Dawood considered match fixing a clean job
New Delhi, May 18: For Dawood Ibrahim, match-fixing was a sort of 'clean job' as no force or killing were required and only a few players here and there had to be 'fixed' and the money shared, says a new book on the subject.
"On the whole, Dawood's entry into the fixing game was fairly easy to understand. The appeal of this additional revenue stream would be pretty obvious even to the average gangster. They did not have to 'tapkao' (kill) anybody by way of some contractual killing. No land-grabbing was involved. No slum had to be forcibly evacuated. No tenant had to be threatened to make way for some developer," it says.

In "No Ball: The Murky World of Match Fixing", Chandramohan Puppala traces cricket's biggest corruption back to kingpin Dawood himself. Based on transcripts of police-recorded conversations and unpublished information about the players at the eye of the storm, including some of India's biggest names, the book talks of the rot at the heart of Indian cricket.
For the D-Company, match-fixing was a 'clean job', the author says. "They only had to 'fix' a few players here and there and share the money. That was all. In the black world of crime, match-fixing had come to be known as 'white-collar business'," he writes.

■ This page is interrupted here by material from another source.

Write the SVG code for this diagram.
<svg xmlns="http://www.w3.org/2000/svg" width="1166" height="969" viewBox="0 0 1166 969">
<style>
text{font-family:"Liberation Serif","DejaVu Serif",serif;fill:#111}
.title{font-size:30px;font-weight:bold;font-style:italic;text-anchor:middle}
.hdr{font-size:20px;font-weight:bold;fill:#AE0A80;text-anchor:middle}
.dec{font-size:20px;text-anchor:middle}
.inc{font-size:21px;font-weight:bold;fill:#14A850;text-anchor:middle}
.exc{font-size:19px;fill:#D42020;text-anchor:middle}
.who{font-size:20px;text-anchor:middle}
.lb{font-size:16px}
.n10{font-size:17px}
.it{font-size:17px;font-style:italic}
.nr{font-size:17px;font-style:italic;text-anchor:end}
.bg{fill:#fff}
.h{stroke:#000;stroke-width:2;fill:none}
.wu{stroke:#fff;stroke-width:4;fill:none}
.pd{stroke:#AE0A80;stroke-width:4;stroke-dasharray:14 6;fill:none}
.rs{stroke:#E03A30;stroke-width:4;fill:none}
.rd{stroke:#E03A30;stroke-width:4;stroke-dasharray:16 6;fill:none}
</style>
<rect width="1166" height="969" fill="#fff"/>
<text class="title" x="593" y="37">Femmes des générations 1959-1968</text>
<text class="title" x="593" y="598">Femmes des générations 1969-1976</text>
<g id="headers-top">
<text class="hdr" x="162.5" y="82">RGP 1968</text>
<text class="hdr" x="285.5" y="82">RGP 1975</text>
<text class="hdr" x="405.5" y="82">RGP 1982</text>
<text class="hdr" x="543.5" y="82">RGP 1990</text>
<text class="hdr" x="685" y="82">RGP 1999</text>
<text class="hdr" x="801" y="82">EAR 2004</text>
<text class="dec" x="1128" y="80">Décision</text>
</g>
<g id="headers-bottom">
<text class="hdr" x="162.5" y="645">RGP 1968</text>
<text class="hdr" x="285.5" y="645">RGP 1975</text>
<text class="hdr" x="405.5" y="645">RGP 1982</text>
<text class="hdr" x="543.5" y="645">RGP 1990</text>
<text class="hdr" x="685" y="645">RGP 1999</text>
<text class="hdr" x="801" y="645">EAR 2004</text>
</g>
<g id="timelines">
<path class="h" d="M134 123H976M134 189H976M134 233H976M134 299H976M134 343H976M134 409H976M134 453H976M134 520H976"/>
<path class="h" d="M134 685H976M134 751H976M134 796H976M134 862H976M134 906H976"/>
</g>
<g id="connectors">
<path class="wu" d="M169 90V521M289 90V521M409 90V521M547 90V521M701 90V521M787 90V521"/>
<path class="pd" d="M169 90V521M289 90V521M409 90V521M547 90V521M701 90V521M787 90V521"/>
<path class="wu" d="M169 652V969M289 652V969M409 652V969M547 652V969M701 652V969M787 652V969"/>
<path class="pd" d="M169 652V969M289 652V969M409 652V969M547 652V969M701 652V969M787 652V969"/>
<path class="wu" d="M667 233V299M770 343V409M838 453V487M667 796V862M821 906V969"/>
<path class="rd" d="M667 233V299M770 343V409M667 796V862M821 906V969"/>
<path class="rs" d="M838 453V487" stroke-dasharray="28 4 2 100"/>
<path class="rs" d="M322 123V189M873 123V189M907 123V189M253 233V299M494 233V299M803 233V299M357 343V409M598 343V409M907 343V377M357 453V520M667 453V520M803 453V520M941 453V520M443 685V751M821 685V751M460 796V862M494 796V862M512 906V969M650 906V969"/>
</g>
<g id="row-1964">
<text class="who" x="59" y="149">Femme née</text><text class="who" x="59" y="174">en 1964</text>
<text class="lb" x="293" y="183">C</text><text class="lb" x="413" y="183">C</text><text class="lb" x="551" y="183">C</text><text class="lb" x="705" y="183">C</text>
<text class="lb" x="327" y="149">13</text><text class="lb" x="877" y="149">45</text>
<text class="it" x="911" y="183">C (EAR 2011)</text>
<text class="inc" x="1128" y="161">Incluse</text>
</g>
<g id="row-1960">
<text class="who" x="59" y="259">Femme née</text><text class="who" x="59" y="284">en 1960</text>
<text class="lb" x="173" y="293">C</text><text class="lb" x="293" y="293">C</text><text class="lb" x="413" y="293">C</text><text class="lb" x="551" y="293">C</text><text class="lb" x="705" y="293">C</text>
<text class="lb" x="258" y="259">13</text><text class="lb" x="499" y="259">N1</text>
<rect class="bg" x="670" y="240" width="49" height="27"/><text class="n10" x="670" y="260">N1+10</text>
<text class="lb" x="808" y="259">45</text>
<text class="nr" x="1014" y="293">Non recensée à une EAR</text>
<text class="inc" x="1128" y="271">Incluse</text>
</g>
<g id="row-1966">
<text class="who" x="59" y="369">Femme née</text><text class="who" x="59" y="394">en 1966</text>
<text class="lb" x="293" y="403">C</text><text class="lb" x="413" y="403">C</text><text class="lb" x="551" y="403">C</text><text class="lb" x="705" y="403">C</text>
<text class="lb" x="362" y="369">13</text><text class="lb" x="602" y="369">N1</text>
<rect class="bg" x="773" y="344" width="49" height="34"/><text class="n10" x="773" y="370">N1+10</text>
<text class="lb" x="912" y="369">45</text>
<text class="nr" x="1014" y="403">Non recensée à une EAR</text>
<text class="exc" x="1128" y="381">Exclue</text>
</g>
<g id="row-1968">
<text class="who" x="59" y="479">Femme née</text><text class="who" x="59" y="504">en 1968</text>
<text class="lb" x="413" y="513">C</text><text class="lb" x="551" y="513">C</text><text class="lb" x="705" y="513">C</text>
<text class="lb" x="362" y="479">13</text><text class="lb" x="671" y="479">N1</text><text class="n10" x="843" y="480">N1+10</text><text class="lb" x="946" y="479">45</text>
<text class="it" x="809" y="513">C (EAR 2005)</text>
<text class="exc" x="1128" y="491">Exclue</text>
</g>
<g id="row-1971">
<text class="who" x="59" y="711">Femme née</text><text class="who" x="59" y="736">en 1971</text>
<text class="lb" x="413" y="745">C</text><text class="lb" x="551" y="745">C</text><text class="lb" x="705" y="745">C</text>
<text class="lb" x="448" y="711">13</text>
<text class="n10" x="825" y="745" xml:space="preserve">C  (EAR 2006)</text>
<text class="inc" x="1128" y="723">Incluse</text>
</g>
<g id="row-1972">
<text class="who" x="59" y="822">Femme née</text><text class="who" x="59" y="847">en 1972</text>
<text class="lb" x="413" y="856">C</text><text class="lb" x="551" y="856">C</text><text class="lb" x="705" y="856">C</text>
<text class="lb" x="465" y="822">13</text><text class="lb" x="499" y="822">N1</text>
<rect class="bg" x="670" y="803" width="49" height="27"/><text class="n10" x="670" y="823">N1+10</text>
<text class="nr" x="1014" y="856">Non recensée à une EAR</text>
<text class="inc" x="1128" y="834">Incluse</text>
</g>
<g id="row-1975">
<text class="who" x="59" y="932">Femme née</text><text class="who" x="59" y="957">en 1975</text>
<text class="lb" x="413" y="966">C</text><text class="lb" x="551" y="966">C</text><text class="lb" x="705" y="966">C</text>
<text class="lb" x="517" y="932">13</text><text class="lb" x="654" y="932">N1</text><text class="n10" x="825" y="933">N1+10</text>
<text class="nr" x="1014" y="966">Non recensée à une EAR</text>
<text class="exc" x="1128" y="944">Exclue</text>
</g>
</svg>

Betting in cricket has been part of public knowledge since the '90s. The police in India have always known about its existence, and there have been occasional raids and arrests that have not occupied more than a single-column space in the daily newspapers, the book, published by Pan, says. "However, it was only in 2000 that betting made it to the headlines, when it ended the careers of former Indian captain Mohammad Azharuddin and batsman Ajay Jadeja. 'Match-fixing' also spoilt the reputations of all-rounder Manoj Prabhakar and former Indian skipper and 'Haryana Hurricane' Kapil Dev," it says.
Son of a police head constable, Dawood grew up as an amateur cricketer, first trying his hands at gully cricket, and in later years, watching every ball of every important cricket match from the best box at the pavilion end, the book says. "Even as cricket remained his passion, his eye was set on the blind alleys of crime in downtown Mumbai."